Figure 2 shows the comparison between (64) and the Eq. (2), the former being labelled as “Exact” and the latter as “I\(^\circ\) order”. In particular, as it is customary, we study the azimuthal dependence \(P^z\) and \(P^J\), which are the projections of the polarization vector along the beam and the angular momentum directions respectively. We remind the reader that the polarization vector of Dirac fermions is twice the spin vector, \(P^\mu =2S^\mu\).

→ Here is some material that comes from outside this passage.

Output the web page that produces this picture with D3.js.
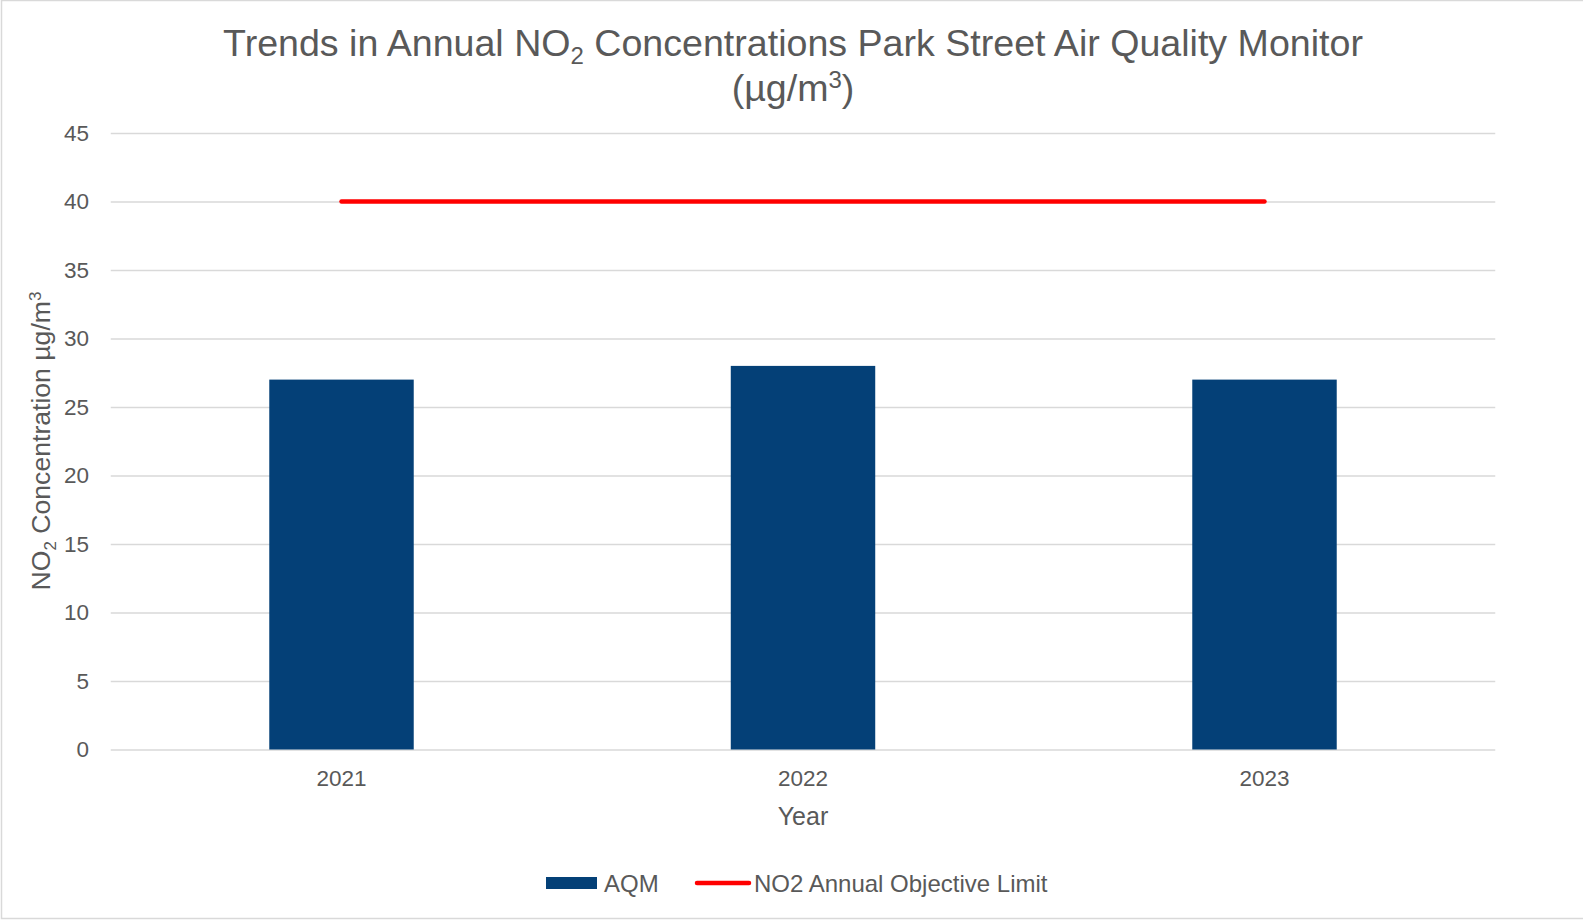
<!DOCTYPE html>
<html>
<head>
<meta charset="utf-8">
<script src="https://cdn.jsdelivr.net/npm/d3@7"></script>
<style>
  body { margin: 0; background: #fff; }
  svg { display: block; font-family: "Liberation Sans", Arial, sans-serif; }
</style>
</head>
<body>
<svg id="chart"></svg>
<script>
// chart data
const years = ["2021", "2022", "2023"];
const aqm = [27, 28, 27];
const objectiveLimit = [40, 40, 40];
const yTicks = [0, 5, 10, 15, 20, 25, 30, 35, 40, 45];

const W = 1583, H = 920;
const plot = {left: 110.75, right: 1495.25, top: 133, bottom: 749.5};
const textColor = "#595959";
const gridColor = "#d9d9d9";
const barColor = "#044077";
const limitColor = "#ff0000";

const svg = d3.select("#chart")
	.attr("width", W)
	.attr("height", H);

// outer frame
svg.append("rect")
	.attr("x", 1.5).attr("y", 0.5)
	.attr("width", W + 5).attr("height", H - 2)
	.attr("fill", "#fff")
	.attr("stroke", gridColor)
	.attr("stroke-width", 1.5);

const x = d3.scaleBand()
	.domain(years)
	.range([plot.left, plot.right])
	.paddingInner(0.687)
	.paddingOuter(0.3435);

const y = d3.scaleLinear()
	.domain([0, 45])
	.range([plot.bottom, plot.top]);

// y axis with gridlines
const yAxis = svg.append("g")
	.attr("transform", `translate(${plot.left},0)`)
	.call(d3.axisLeft(y)
		.tickValues(yTicks)
		.tickSize(-(plot.right - plot.left))
		.tickPadding(21.75)
		.tickFormat(d3.format("d")));

yAxis.select(".domain").remove();
yAxis.selectAll(".tick line")
	.attr("stroke", gridColor)
	.attr("stroke-width", 1.5);
yAxis.selectAll(".tick text")
	.attr("fill", textColor)
	.attr("font-size", 22.5)
	.attr("font-family", "Liberation Sans, Arial, sans-serif");

// x axis
const xAxis = svg.append("g")
	.attr("transform", `translate(0,${plot.bottom})`)
	.call(d3.axisBottom(x).tickSize(0).tickPadding(21));

xAxis.select(".domain").remove();
xAxis.selectAll(".tick text")
	.attr("fill", textColor)
	.attr("font-size", 22.5)
	.attr("font-family", "Liberation Sans, Arial, sans-serif");

// bars
svg.append("g")
	.selectAll("rect")
	.data(years)
	.join("rect")
	.attr("x", d => x(d))
	.attr("y", (d, i) => y(aqm[i]))
	.attr("width", x.bandwidth())
	.attr("height", (d, i) => y(0) - y(aqm[i]))
	.attr("fill", barColor);

// objective limit line
const line = d3.line()
	.x((d, i) => x(years[i]) + x.bandwidth() / 2)
	.y(d => y(d));

svg.append("path")
	.datum(objectiveLimit)
	.attr("d", line)
	.attr("fill", "none")
	.attr("stroke", limitColor)
	.attr("stroke-width", 4.5)
	.attr("stroke-linecap", "round");

// title
const title = svg.append("text")
	.attr("x", 793)
	.attr("y", 55.5)
	.attr("text-anchor", "middle")
	.attr("fill", textColor)
	.attr("font-size", 37.6);
title.append("tspan").text("Trends in Annual NO");
title.append("tspan").attr("dy", 8).attr("font-size", 24).text("2");
title.append("tspan").attr("dy", -8).text(" Concentrations Park Street Air Quality Monitor");

const title2 = svg.append("text")
	.attr("x", 793)
	.attr("y", 100.5)
	.attr("text-anchor", "middle")
	.attr("fill", textColor)
	.attr("font-size", 37.6);
title2.append("tspan").text("(µg/m");
title2.append("tspan").attr("dy", -13).attr("font-size", 24).text("3");
title2.append("tspan").attr("dy", 13).text(")");

// axis titles
svg.append("text")
	.attr("x", (plot.left + plot.right) / 2)
	.attr("y", 825)
	.attr("text-anchor", "middle")
	.attr("fill", textColor)
	.attr("font-size", 25)
	.text("Year");

const yTitle = svg.append("text")
	.attr("transform", "translate(50,441) rotate(-90)")
	.attr("text-anchor", "middle")
	.attr("fill", textColor)
	.attr("font-size", 26.6);
yTitle.append("tspan").text("NO");
yTitle.append("tspan").attr("dy", 6).attr("font-size", 17).text("2");
yTitle.append("tspan").attr("dy", -6).text(" Concentration µg/m");
yTitle.append("tspan").attr("dy", -9).attr("font-size", 17).text("3");

// legend
const legend = svg.append("g");
legend.append("rect")
	.attr("x", 546).attr("y", 877)
	.attr("width", 51).attr("height", 12)
	.attr("fill", barColor);
legend.append("text")
	.attr("x", 604).attr("y", 891.5)
	.attr("fill", textColor)
	.attr("font-size", 24)
	.text("AQM");
legend.append("line")
	.attr("x1", 697).attr("x2", 749)
	.attr("y1", 883).attr("y2", 883)
	.attr("stroke", limitColor)
	.attr("stroke-width", 4.5)
	.attr("stroke-linecap", "round");
legend.append("text")
	.attr("x", 754).attr("y", 891.5)
	.attr("fill", textColor)
	.attr("font-size", 24)
	.text("NO2 Annual Objective Limit");
</script>
</body>
</html>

Figure 2 confirms the expectations from Fig. 1, as the difference between the exact polarization and the linear approximation is tiny for the physical value of thermal vorticity in relativistic heavy ion collisions at \(30< \sqrt{s_{\textrm{NN}}}< 200\) GeV. It is possible that at lower energy, where thermal vorticity is larger [39,40,41,42,43], such corrections may play a more significant role.

7 Summary and conclusions

To summarize, we have derived the analytic formulae of the exact spin polarization vector and spin density matrix for massive and massless free fields at general global equilibrium with non-vanishing thermal vorticity. Our formulae are effectively a resummation of all higher-order corrections in thermal vorticity to the spin polarization vector and the spin density matrix. Furthermore, the unitary polarization bound is fulfilled.

We have developed the basic tools to study the polarization of massless particles, expressing the mean Pauli-Lubanski vector in terms of the spin density matrix and, for spin-1/2 particles, of the Wigner function. In agreement with the expectation, the mean Pauli-Lubanki vector is parallel to the four-momentum of the particle.

We have studied the phenomenological implications of the improved formulae showing that the higher-order corrections to the spin polarization vector in thermal vorticity contribute marginally to the local polarization for \(30<\sqrt{s_{NN}}<200\) GeV. For collisions with \(\sqrt{s_{NN}}\sim 3-7\) GeV, where the vorticity is larger, they might be more significant.